• [Set problem]
Transcribe the material word for word, but without the images.

• [Records from a collection]
[Start]

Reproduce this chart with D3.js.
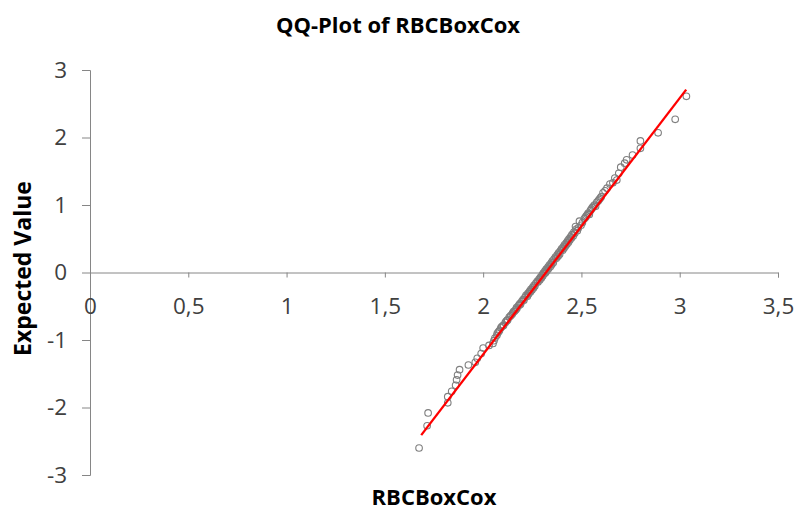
<!DOCTYPE html>
<html>
<head>
<meta charset="utf-8">
<script src="https://cdn.jsdelivr.net/npm/d3@7"></script>
<style>
  body { margin: 0; background: #fff; }
  text { font-family: "Open Sans", "Liberation Sans", sans-serif; }
</style>
</head>
<body>
<script>
// observed RBCBoxCox values (x) and their expected normal quantiles (y)
var rbcValues = [1.674,1.715,1.72,1.82,1.82,1.84,1.86,1.865,1.87,1.88,1.925,1.96,1.97,1.99,2.0,2.03,2.05,2.055,2.06,2.07,
  2.072,2.083,2.090,2.104,2.113,2.125,2.133,2.147,2.155,2.166,2.170,2.180,2.187,2.196,2.203,2.212,2.218,2.228,2.236,2.243,
  2.252,2.259,2.268,2.275,2.284,2.291,2.300,2.306,2.314,2.321,2.330,2.337,2.346,2.352,2.361,2.368,2.377,2.384,2.393,2.399,
  2.408,2.414,2.423,2.430,2.437,2.445,2.452,2.462,2.473,2.47,2.49,2.515,2.525,2.535,2.546,2.555,2.566,2.578,2.590,2.600,
  2.61,2.63,2.645,2.68,2.69,2.70,2.73,2.76,2.80,2.80,2.89,2.977,3.034,
  2.095,2.118,2.140,2.160,2.190,2.225,2.248,2.263,2.296,2.325,2.342,2.372,2.404,2.426,2.458,2.484,2.505,2.540,2.572,
  2.078,2.101,2.122,2.150,2.172,2.184,2.207,2.231,2.240,2.256,2.279,2.288,2.303,2.311,2.318,2.333,2.349,2.357,2.381,2.389,
  2.411,2.418,2.434,2.441,2.449,2.466,2.479,2.498,2.521,2.531,2.551,2.561,2.585,2.595,2.62,2.66,2.67,2.72];
var expectedValues = [-2.60,-2.27,-2.08,-1.93,-1.84,-1.76,-1.67,-1.59,-1.52,-1.44,-1.37,-1.33,-1.27,-1.20,-1.12,-1.08,-1.05,-1.01,-0.97,-0.93,
  -0.90,-0.86,-0.82,-0.78,-0.74,-0.70,-0.66,-0.62,-0.58,-0.55,-0.52,-0.49,-0.46,-0.43,-0.40,-0.37,-0.34,-0.31,-0.28,-0.25,
  -0.22,-0.19,-0.16,-0.13,-0.10,-0.07,-0.04,-0.01,0.02,0.05,0.08,0.11,0.14,0.17,0.20,0.23,0.26,0.29,0.32,0.35,
  0.38,0.41,0.44,0.47,0.50,0.53,0.56,0.60,0.64,0.68,0.76,0.80,0.84,0.88,0.92,0.96,1.00,1.04,1.08,1.12,
  1.18,1.25,1.31,1.37,1.47,1.56,1.67,1.74,1.84,1.95,2.07,2.27,2.61,
  -0.80,-0.72,-0.64,-0.57,-0.47,-0.35,-0.26,-0.20,-0.08,0.03,0.09,0.21,0.33,0.42,0.54,0.66,0.74,0.86,0.98,
  -0.88,-0.79,-0.71,-0.60,-0.53,-0.48,-0.41,-0.32,-0.29,-0.23,-0.14,-0.11,-0.05,-0.02,0.00,0.06,0.12,0.15,0.24,0.27,
  0.36,0.39,0.45,0.48,0.51,0.58,0.62,0.70,0.82,0.86,0.94,0.98,1.06,1.10,1.21,1.33,1.40,1.62];
// fitted reference line endpoints
var lineX = [1.685, 3.033];
var lineY = [-2.41, 2.71];

var xTicks = [0,0.5,1,1.5,2,2.5,3,3.5];
var yTicks = [-3,-2,-1,0,1,2,3];

var points = rbcValues.map(function(d,i){ return {x:d, y:expectedValues[i]}; });

var W = 799, H = 515;
var margin = {left:90, right:21, top:70, bottom:40};

var svg = d3.select("body").append("svg").attr("width", W).attr("height", H);

var x = d3.scaleLinear().domain([0,3.5]).range([margin.left, W-margin.right]);
var y = d3.scaleLinear().domain([-3,3]).range([H-margin.bottom, margin.top]);

var comma = d3.formatLocale({decimal:",", thousands:".", grouping:[3], currency:["",""]}).format("~g");

// y axis on the left
var yAxis = svg.append("g")
  .attr("transform", "translate(" + margin.left + ",0)")
  .call(d3.axisLeft(y).tickValues(yTicks).tickSize(8).tickPadding(15).tickFormat(function(d){ return String(d); }));

// x axis crossing at y = 0
var xAxis = svg.append("g")
  .attr("transform", "translate(0," + y(0) + ")")
  .call(d3.axisBottom(x).tickValues(xTicks).tickSize(5).tickSizeOuter(5).tickPadding(21).tickFormat(comma));

[yAxis, xAxis].forEach(function(g){
  g.selectAll("path, line").attr("stroke", "#868686").attr("stroke-width", 1);
  g.selectAll("text").attr("fill", "#404040").style("font-size", "22.5px");
});

// points
svg.append("g").selectAll("circle")
  .data(points)
  .enter().append("circle")
  .attr("cx", function(d){ return x(d.x); })
  .attr("cy", function(d){ return y(d.y); })
  .attr("r", 3.3)
  .attr("fill", "none")
  .attr("stroke", "#7f7f7f")
  .attr("stroke-width", 1.1);

// reference line
svg.append("line")
  .attr("x1", x(lineX[0])).attr("y1", y(lineY[0]))
  .attr("x2", x(lineX[1])).attr("y2", y(lineY[1]))
  .attr("stroke", "#ff0000")
  .attr("stroke-width", 2.3);

// titles
svg.append("text")
  .attr("x", 398).attr("y", 33)
  .attr("text-anchor", "middle")
  .style("font-size", "22px").style("font-weight", "bold")
  .text("QQ-Plot of RBCBoxCox");

svg.append("text")
  .attr("x", (margin.left + W - margin.right)/2).attr("y", 505)
  .attr("text-anchor", "middle")
  .style("font-size", "22px").style("font-weight", "bold")
  .text("RBCBoxCox");

svg.append("text")
  .attr("transform", "translate(31," + (y(0) - 4) + ") rotate(-90)")
  .attr("text-anchor", "middle")
  .style("font-size", "23px").style("font-weight", "bold")
  .text("Expected Value");
</script>
</body>
</html>
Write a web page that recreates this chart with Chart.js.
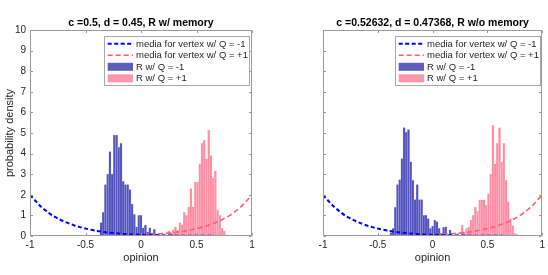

[End]

• [Task answer]
Reproduce this chart with D3.js.
<!DOCTYPE html>
<html>
<head>
<meta charset="utf-8">
<script src="https://cdn.jsdelivr.net/npm/d3@7"></script>
<style>
  body { margin: 0; background: #fff; }
  text { font-family: "Open Sans", "Liberation Sans", sans-serif; }
</style>
</head>
<body>
<script>
// observed RBCBoxCox values (x) and their expected normal quantiles (y)
var rbcValues = [1.674,1.715,1.72,1.82,1.82,1.84,1.86,1.865,1.87,1.88,1.925,1.96,1.97,1.99,2.0,2.03,2.05,2.055,2.06,2.07,
  2.072,2.083,2.090,2.104,2.113,2.125,2.133,2.147,2.155,2.166,2.170,2.180,2.187,2.196,2.203,2.212,2.218,2.228,2.236,2.243,
  2.252,2.259,2.268,2.275,2.284,2.291,2.300,2.306,2.314,2.321,2.330,2.337,2.346,2.352,2.361,2.368,2.377,2.384,2.393,2.399,
  2.408,2.414,2.423,2.430,2.437,2.445,2.452,2.462,2.473,2.47,2.49,2.515,2.525,2.535,2.546,2.555,2.566,2.578,2.590,2.600,
  2.61,2.63,2.645,2.68,2.69,2.70,2.73,2.76,2.80,2.80,2.89,2.977,3.034,
  2.095,2.118,2.140,2.160,2.190,2.225,2.248,2.263,2.296,2.325,2.342,2.372,2.404,2.426,2.458,2.484,2.505,2.540,2.572,
  2.078,2.101,2.122,2.150,2.172,2.184,2.207,2.231,2.240,2.256,2.279,2.288,2.303,2.311,2.318,2.333,2.349,2.357,2.381,2.389,
  2.411,2.418,2.434,2.441,2.449,2.466,2.479,2.498,2.521,2.531,2.551,2.561,2.585,2.595,2.62,2.66,2.67,2.72];
var expectedValues = [-2.60,-2.27,-2.08,-1.93,-1.84,-1.76,-1.67,-1.59,-1.52,-1.44,-1.37,-1.33,-1.27,-1.20,-1.12,-1.08,-1.05,-1.01,-0.97,-0.93,
  -0.90,-0.86,-0.82,-0.78,-0.74,-0.70,-0.66,-0.62,-0.58,-0.55,-0.52,-0.49,-0.46,-0.43,-0.40,-0.37,-0.34,-0.31,-0.28,-0.25,
  -0.22,-0.19,-0.16,-0.13,-0.10,-0.07,-0.04,-0.01,0.02,0.05,0.08,0.11,0.14,0.17,0.20,0.23,0.26,0.29,0.32,0.35,
  0.38,0.41,0.44,0.47,0.50,0.53,0.56,0.60,0.64,0.68,0.76,0.80,0.84,0.88,0.92,0.96,1.00,1.04,1.08,1.12,
  1.18,1.25,1.31,1.37,1.47,1.56,1.67,1.74,1.84,1.95,2.07,2.27,2.61,
  -0.80,-0.72,-0.64,-0.57,-0.47,-0.35,-0.26,-0.20,-0.08,0.03,0.09,0.21,0.33,0.42,0.54,0.66,0.74,0.86,0.98,
  -0.88,-0.79,-0.71,-0.60,-0.53,-0.48,-0.41,-0.32,-0.29,-0.23,-0.14,-0.11,-0.05,-0.02,0.00,0.06,0.12,0.15,0.24,0.27,
  0.36,0.39,0.45,0.48,0.51,0.58,0.62,0.70,0.82,0.86,0.94,0.98,1.06,1.10,1.21,1.33,1.40,1.62];
// fitted reference line endpoints
var lineX = [1.685, 3.033];
var lineY = [-2.41, 2.71];

var xTicks = [0,0.5,1,1.5,2,2.5,3,3.5];
var yTicks = [-3,-2,-1,0,1,2,3];

var points = rbcValues.map(function(d,i){ return {x:d, y:expectedValues[i]}; });

var W = 799, H = 515;
var margin = {left:90, right:21, top:70, bottom:40};

var svg = d3.select("body").append("svg").attr("width", W).attr("height", H);

var x = d3.scaleLinear().domain([0,3.5]).range([margin.left, W-margin.right]);
var y = d3.scaleLinear().domain([-3,3]).range([H-margin.bottom, margin.top]);

var comma = d3.formatLocale({decimal:",", thousands:".", grouping:[3], currency:["",""]}).format("~g");

// y axis on the left
var yAxis = svg.append("g")
  .attr("transform", "translate(" + margin.left + ",0)")
  .call(d3.axisLeft(y).tickValues(yTicks).tickSize(8).tickPadding(15).tickFormat(function(d){ return String(d); }));

// x axis crossing at y = 0
var xAxis = svg.append("g")
  .attr("transform", "translate(0," + y(0) + ")")
  .call(d3.axisBottom(x).tickValues(xTicks).tickSize(5).tickSizeOuter(5).tickPadding(21).tickFormat(comma));

[yAxis, xAxis].forEach(function(g){
  g.selectAll("path, line").attr("stroke", "#868686").attr("stroke-width", 1);
  g.selectAll("text").attr("fill", "#404040").style("font-size", "22.5px");
});

// points
svg.append("g").selectAll("circle")
  .data(points)
  .enter().append("circle")
  .attr("cx", function(d){ return x(d.x); })
  .attr("cy", function(d){ return y(d.y); })
  .attr("r", 3.3)
  .attr("fill", "none")
  .attr("stroke", "#7f7f7f")
  .attr("stroke-width", 1.1);

// reference line
svg.append("line")
  .attr("x1", x(lineX[0])).attr("y1", y(lineY[0]))
  .attr("x2", x(lineX[1])).attr("y2", y(lineY[1]))
  .attr("stroke", "#ff0000")
  .attr("stroke-width", 2.3);

// titles
svg.append("text")
  .attr("x", 398).attr("y", 33)
  .attr("text-anchor", "middle")
  .style("font-size", "22px").style("font-weight", "bold")
  .text("QQ-Plot of RBCBoxCox");

svg.append("text")
  .attr("x", (margin.left + W - margin.right)/2).attr("y", 505)
  .attr("text-anchor", "middle")
  .style("font-size", "22px").style("font-weight", "bold")
  .text("RBCBoxCox");

svg.append("text")
  .attr("transform", "translate(31," + (y(0) - 4) + ") rotate(-90)")
  .attr("text-anchor", "middle")
  .style("font-size", "23px").style("font-weight", "bold")
  .text("Expected Value");
</script>
</body>
</html>
Write a web page that recreates this chart with Chart.js.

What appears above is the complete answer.